Yeah right
"we are paying too much"
So, if we all used up our minutes the telcos wouldn't up their prices because we're all using their networks and costing them more?
Yeah right.
My wife never uses up her mobile minutes. I know we can save £5 a month if she swaps to a cheaper contract - but have we done it? Of course not. In common with 55 per cent of mobile phone users on monthly contracts who never use up their free minutes, we are paying too much. The average too much is £62 a year. Add all those …
Not sure what you're getting at here. The whole point of the article, for those of you napping at the back, is that this is how phone companies make their money these days: they get you to pay for something you'll never use. In short, they've almost become like financial services businesses, although not quite as much as utility companies who advertise "market prices" for electricity which don't give them any incentive to keep the prices down, but which do make the punters feel like they're getting "value for money".

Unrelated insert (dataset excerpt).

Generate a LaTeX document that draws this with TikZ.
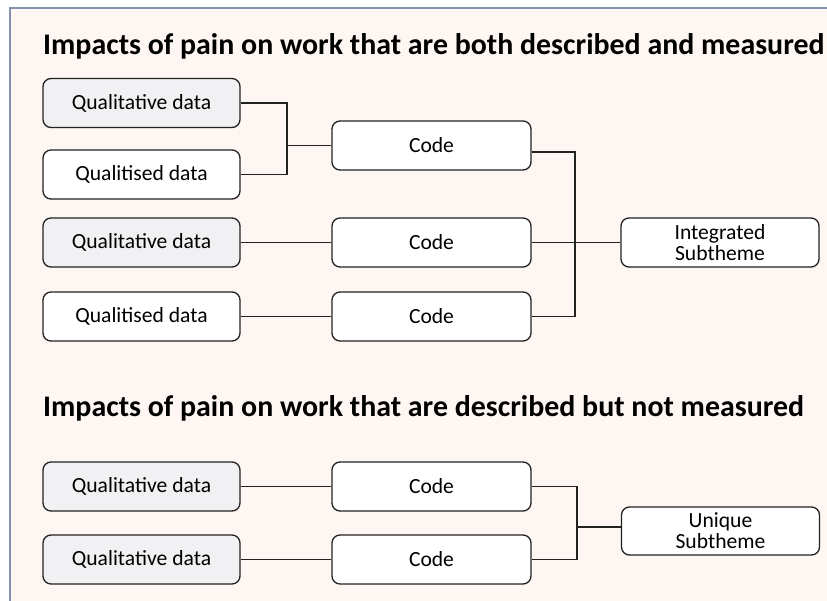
\documentclass[tikz,border=0pt]{standalone}
\usepackage{fontspec}
\setmainfont{Carlito}
\usetikzlibrary{calc}
\definecolor{bgpeach}{HTML}{FDF6F2}
\definecolor{frameblue}{HTML}{8391AE}
\definecolor{qualgray}{HTML}{F1F1F3}
\definecolor{linedark}{HTML}{222222}
\tikzset{
  box/.style={draw=linedark, line width=1.3pt, rounded corners=8pt, minimum width=197pt, minimum height=49pt, inner sep=0pt, font=\fontsize{21.6}{24}\selectfont, align=center},
  qualbox/.style={box, fill=qualgray},
  whitebox/.style={box, fill=white},
  themebox/.style={box, fill=white, font=\fontsize{21.6}{25}\selectfont},
  conn/.style={draw=linedark, line width=1.3pt},
  heading/.style={anchor=base west, inner sep=0pt, font=\fontsize{29.9}{32}\selectfont\bfseries}
}
\begin{document}
\begin{tikzpicture}[x=1pt,y=-1pt]
\useasboundingbox (0,0) rectangle (827,601);
\fill[white] (0,0) rectangle (827,601);
\fill[bgpeach] (10,8) rectangle (827,601);
\draw[frameblue, line width=1.5pt] (10,601) -- (10,8) -- (827,8);

\node[heading] (t1) at (43,55) {Impacts of pain on work that are both described and measured};
\node[heading] (t2) at (43,416) {Impacts of pain on work that are described but not measured};

\node[qualbox] (q1) at (141.5,103) {Qualitative data};
\node[whitebox] (q2) at (141.5,174.5) {Qualitised data};
\node[qualbox] (q3) at (141.5,242.5) {Qualitative data};
\node[whitebox] (q4) at (141.5,316.5) {Qualitised data};

\node[whitebox, minimum width=199pt] (c1) at (431.5,145.5) {Code};
\node[whitebox, minimum width=199pt] (c2) at (431.5,242.5) {Code};
\node[whitebox, minimum width=199pt] (c3) at (431.5,316.5) {Code};

\node[themebox, minimum width=198pt] (int) at (720,242.5) {Integrated\\[-4pt]Subtheme};

\node[qualbox] (q5) at (141.5,486.5) {Qualitative data};
\node[qualbox] (q6) at (141.5,559.5) {Qualitative data};
\node[whitebox, minimum width=199pt] (c4) at (431.5,486.5) {Code};
\node[whitebox, minimum width=199pt] (c5) at (431.5,559.5) {Code};
\node[themebox, minimum width=198pt, minimum height=48pt] (uni) at (720.5,531) {Unique\\[-4pt]Subtheme};

\coordinate (j1) at (287,145.5);
\coordinate (j2) at (575,242.5);
\coordinate (j3) at (577,527);
\coordinate (c1o) at ($(c1.east)+(0,6.5)$);

\draw[conn] (q1.east) -| (j1) |- (q2.east);
\draw[conn] (j1) -- (c1.west);
\draw[conn] (q3.east) -- (c2.west);
\draw[conn] (q4.east) -- (c3.west);
\draw[conn] (c1o) -| (j2) |- (c3.east);
\draw[conn] (c2.east) -- (int.west);

\draw[conn] (q5.east) -- (c4.west);
\draw[conn] (q6.east) -- (c5.west);
\draw[conn] (c4.east) -| (j3) |- (c5.east);
\draw[conn] (j3) -- (j3 -| uni.west);
\end{tikzpicture}
\end{document}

I don't know where you're living, but where I am, the x minutes for free "offers" work out at a price per minute that they actually charge you after you exceed the limit. In other words, they're almost blatantly getting you to commit to (not) using up the x minutes. And if you do happen to go over, there's probably no big penalty for them. They've just got you to commit to giving them a fat, reliable revenue stream, and there's no guarantee that you'll ever come and collect the goods.
So, erm, yeah right. You'll never use all those minutes - that's the whole point. I bet if everyone tried, the network would just be largely unavailable, and they'd wave you away if you complained. Meanwhile, they're getting a tidy sum every month for doing nothing more than requesting a bit of bandwidth, at least in most cases.
Be careful not to over-compensate. When I got my last phone I went for the cheapest monthly cost tariff, reasoning that (a) I never used all the minutes/texts I got previously, which wasn't much more than this and (b) although it meant I had to pay quite a bit for the handset, it still came to less than the additional cost of the next-highest tariff for 24 months. Awfully pleased with myself was I.
However, my usage did increase -- not even that much, but enough to start exceeding my free allowance most months -- so I ended up paying probably a wee bit more than if I'd gone for the next more pricey contract, plus of course the more expensive handset.
Lesson: don't sail too close to the wind when it comes to your allowance. A bit of a buffer-zone can be a sensible investment, unless your usage pattern is very predictable.
I think that more money is lost by people who are on contracts that subsidise the cost of the phone, and then stay on the same contract even after the minimum term. The problem is that there are almost zero contracts that are a fair reflection of the cost if you are not subsidising a new phone.
Plus this encourages people to throw-away their phone every 12 months to "upgrade" to a new model. This is what the EU should be complaining about; not that each new phone uses a different charger, but that there are so many unused chargers because people needlessly change phone every 12 months!
I moved from monthly contract to PAYG when my Nokia N95 was out of contract, and have saved a small fortune since.
While it was nice to ride the free phone upgrade merry-go-round, after a while you realise it's not making sense any more while you are quite happy with your (supposedly unfashionable) current handset. Friends are now looking enviously at my "outdated" phone, and wondering why they ever bothered upgrading.
Sometimes a contract for a higher number of minutres can actually work out cheaper over the life of the contract once you take into account a larger discount given on the cost of the phone.
You have to add the phone cost to the monthly contract over the contract life and work it all out. Getting a cheaper contract can still cost more over the life of the contract because the phone costs more up front!
At 40p per minute for out-of-bundle voice calls, it's only 12 minutes before paying for them exceeds £5 for the next bundle up.
That was the process I went through (rather like Havin_it regrets not doing) before settling on a 300 minute/month tariff rather than a 100 minute/month tariff. I've never used more than about 120 minutes in a month - comfortably within 300 minutes, but would have cost more than £5 if I'd gone for a 100 minute bundle.